The Phoenix housing market has seen dramatic change over the past year after the sand state reached a low point in September 2011.
In November, DataQuick reported that Phoenix home sales reached the highest level in seven years, while the median price hit a four-year high.
From December 2011 to December 2012, the median single-family home sales price jumped almost 34% from $122,500 to $164,000, according to a report from the Arizona State University.
Click on the table below to see a full breakdown of the median sales price for home-types in the Phoenix market.
Parallel to price appreciation, the inventory of homes available for sale last month dropped 6% from January 2012. Distressed home supplies plummeted 42% during the same time period.
“2012 was all about low inventory, which has been driving up home prices,” explains Mike Orr, director of the Center for Real Estate Theory and Practice at the W. P. Carey School of Business.

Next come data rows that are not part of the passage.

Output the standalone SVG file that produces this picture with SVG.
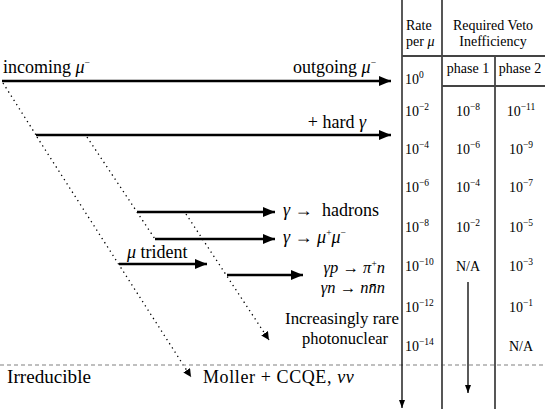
<svg xmlns="http://www.w3.org/2000/svg" width="545" height="409" viewBox="0 0 545 409" font-family="'Liberation Serif', 'DejaVu Serif', serif">
<defs>
<marker id="ah" viewBox="0 0 12 10" refX="12" refY="5" markerWidth="12" markerHeight="10" markerUnits="userSpaceOnUse" orient="auto"><path d="M0,0 L12,5 L0,10 z" fill="#000"/></marker>
<marker id="ahs" viewBox="0 0 8 8" refX="8" refY="4" markerWidth="8" markerHeight="8" markerUnits="userSpaceOnUse" orient="auto"><path d="M0,0 L8,4 L0,8 z" fill="#000"/></marker>
<marker id="aht" viewBox="0 0 8 6" refX="8" refY="3" markerWidth="8" markerHeight="6" markerUnits="userSpaceOnUse" orient="auto"><path d="M0,0 L8,3 L0,6 z" fill="#000"/></marker>
</defs>
<style>
text{font-family:'Liberation Serif','DejaVu Serif',serif;fill:#000}
.lg{font-size:18px}
.md{font-size:16.5px}
.sm{font-size:14px}
.it{font-style:italic}
.sup{font-size:9.5px}
.arr{stroke:#000;stroke-width:2.6;fill:none;marker-end:url(#ah)}
.dot{stroke:#000;stroke-width:1.3;fill:none;stroke-dasharray:1.3 3.7}
.dota{stroke:#000;stroke-width:1.3;fill:none;stroke-dasharray:1.3 3.7;marker-end:url(#ahs)}
.tl{stroke:#444;stroke-width:1.8;fill:none}
.dash{stroke:#aaa;stroke-width:1.4;stroke-dasharray:4 3;fill:none}
</style>
<g id="connectors">
<line class="arr" x1="2" y1="81" x2="391" y2="81"/>
<line class="arr" x1="36" y1="135" x2="391" y2="135"/>
<line class="arr" x1="137" y1="212" x2="275" y2="212"/>
<line class="arr" x1="155" y1="239" x2="275" y2="239"/>
<line class="arr" x1="119" y1="264" x2="207" y2="264"/>
<line class="arr" x1="227" y1="275" x2="303" y2="275"/>
<line class="dot" x1="3" y1="83" x2="36" y2="135"/>
<line class="dota" x1="37" y1="137" x2="191" y2="377"/>
<line class="dot" x1="87" y1="137" x2="155" y2="239"/>
<line class="dota" x1="186" y1="214" x2="269" y2="340"/>
</g>
<g id="dashed-divider"><line class="dash" x1="0" y1="365" x2="545" y2="365"/></g>
<g id="labels">
<text class="lg" x="3" y="73">incoming <tspan class="it">μ</tspan><tspan class="sup" dy="-7">−</tspan></text>
<text class="lg" x="376" y="73" text-anchor="end">outgoing <tspan class="it">μ</tspan><tspan class="sup" dy="-7">−</tspan></text>
<text class="lg" x="366" y="128" text-anchor="end">+ hard <tspan class="it">γ</tspan></text>
<text class="lg" x="283" y="216" font-size="19"><tspan class="it">γ</tspan> → <tspan dx="5">hadrons</tspan></text>
<text class="lg" x="283" y="243"><tspan class="it">γ</tspan> → <tspan class="it">μ</tspan><tspan class="sup" dy="-7">+</tspan><tspan class="it" dy="7">μ</tspan><tspan class="sup" dy="-7">−</tspan></text>
<text class="lg" x="127" y="258"><tspan class="it">μ</tspan> trident</text>
<text class="md" x="385" y="273" text-anchor="end"><tspan class="it">γp</tspan> → <tspan class="it">π</tspan><tspan class="sup" dy="-6">+</tspan><tspan class="it" dy="6">n</tspan></text>
<text class="md" x="385" y="293" text-anchor="end"><tspan class="it">γn</tspan> → <tspan class="it">nn̄n</tspan></text>
<text class="md" x="399" y="324" text-anchor="end" textLength="114" lengthAdjust="spacingAndGlyphs">Increasingly rare</text>
<text class="md" x="345" y="344" text-anchor="middle">photonuclear</text>
<text class="lg" x="7" y="383" textLength="84" lengthAdjust="spacingAndGlyphs">Irreducible</text>
<text class="lg" x="203" y="383" letter-spacing="0.6">Moller + CCQE, <tspan class="it">νν</tspan></text>
</g>
<g id="table">
<line x1="402" y1="0" x2="402" y2="408" stroke="#000" stroke-width="1.3" marker-end="url(#aht)"/>
<line class="tl" x1="442" y1="0" x2="442" y2="409"/>
<line class="tl" x1="495" y1="56" x2="495" y2="409"/>
<line class="tl" x1="402" y1="56" x2="545" y2="56"/>
<line class="tl" x1="442" y1="86" x2="545" y2="86"/>
<line x1="468" y1="282" x2="468" y2="393" stroke="#000" stroke-width="1.3" marker-end="url(#aht)"/>
<text class="sm" x="406" y="30">Rate</text>
<text class="sm" x="406" y="46">per <tspan class="it">μ</tspan></text>
<text class="sm" x="493" y="30" text-anchor="middle">Required Veto</text>
<text class="sm" x="493" y="46" text-anchor="middle">Inefficiency</text>
<text class="sm" x="468" y="73" text-anchor="middle">phase 1</text>
<text class="sm" x="520" y="73" text-anchor="middle">phase 2</text>
<g id="rates">
<text class="sm" x="405" y="84">10<tspan class="sup" dy="-6">0</tspan></text>
<text class="sm" x="405" y="116">10<tspan class="sup" dy="-6">−2</tspan></text>
<text class="sm" x="405" y="154">10<tspan class="sup" dy="-6">−4</tspan></text>
<text class="sm" x="405" y="192">10<tspan class="sup" dy="-6">−6</tspan></text>
<text class="sm" x="405" y="232">10<tspan class="sup" dy="-6">−8</tspan></text>
<text class="sm" x="405" y="271">10<tspan class="sup" dy="-6">−10</tspan></text>
<text class="sm" x="405" y="312">10<tspan class="sup" dy="-6">−12</tspan></text>
<text class="sm" x="405" y="351">10<tspan class="sup" dy="-6">−14</tspan></text>
</g>
<g id="phase1" text-anchor="middle">
<text class="sm" x="468" y="116">10<tspan class="sup" dy="-6">−8</tspan></text>
<text class="sm" x="468" y="154">10<tspan class="sup" dy="-6">−6</tspan></text>
<text class="sm" x="468" y="192">10<tspan class="sup" dy="-6">−4</tspan></text>
<text class="sm" x="468" y="232">10<tspan class="sup" dy="-6">−2</tspan></text>
<text class="sm" x="468" y="271">N/A</text>
</g>
<g id="phase2" text-anchor="middle">
<text class="sm" x="521" y="116">10<tspan class="sup" dy="-6">−11</tspan></text>
<text class="sm" x="521" y="154">10<tspan class="sup" dy="-6">−9</tspan></text>
<text class="sm" x="521" y="192">10<tspan class="sup" dy="-6">−7</tspan></text>
<text class="sm" x="521" y="232">10<tspan class="sup" dy="-6">−5</tspan></text>
<text class="sm" x="521" y="271">10<tspan class="sup" dy="-6">−3</tspan></text>
<text class="sm" x="521" y="312">10<tspan class="sup" dy="-6">−1</tspan></text>
<text class="sm" x="521" y="351">N/A</text>
</g>
</g>
</svg>
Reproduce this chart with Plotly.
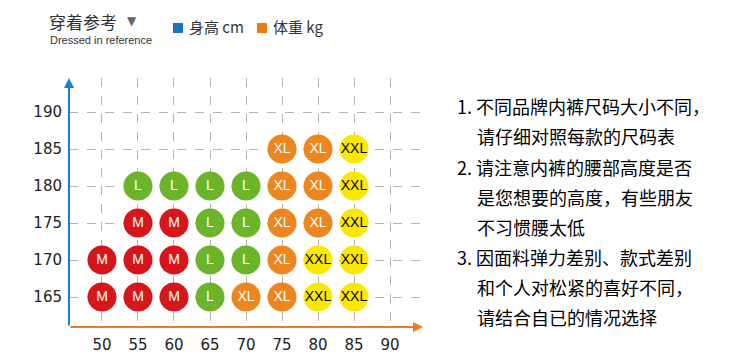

The number of foreclosures dropped a whopping 51% from December 2011 to December 2012, signaling the end of a housing crisis for the Phoenix-area market.
“Foreclosures and short sales have gone down, eliminating the sources of many cheap homes, so the more expensive types of transactions, like normal resales and new-home sales, went up,” added Orr.
As bargains become tougher for the average buyer to find, they turn to new-home construction, creating a stronger demand for developers.
“Developers are stocking up on vacant lots – having purchased almost 2,300 of them, plus several tracts of undeveloped land, in December alone. However, the number of permits to build on the lots hasn’t shot up, so it looks like developers are trying to remain flexible, deciding whether to build or hold the land for the future,” said Orr.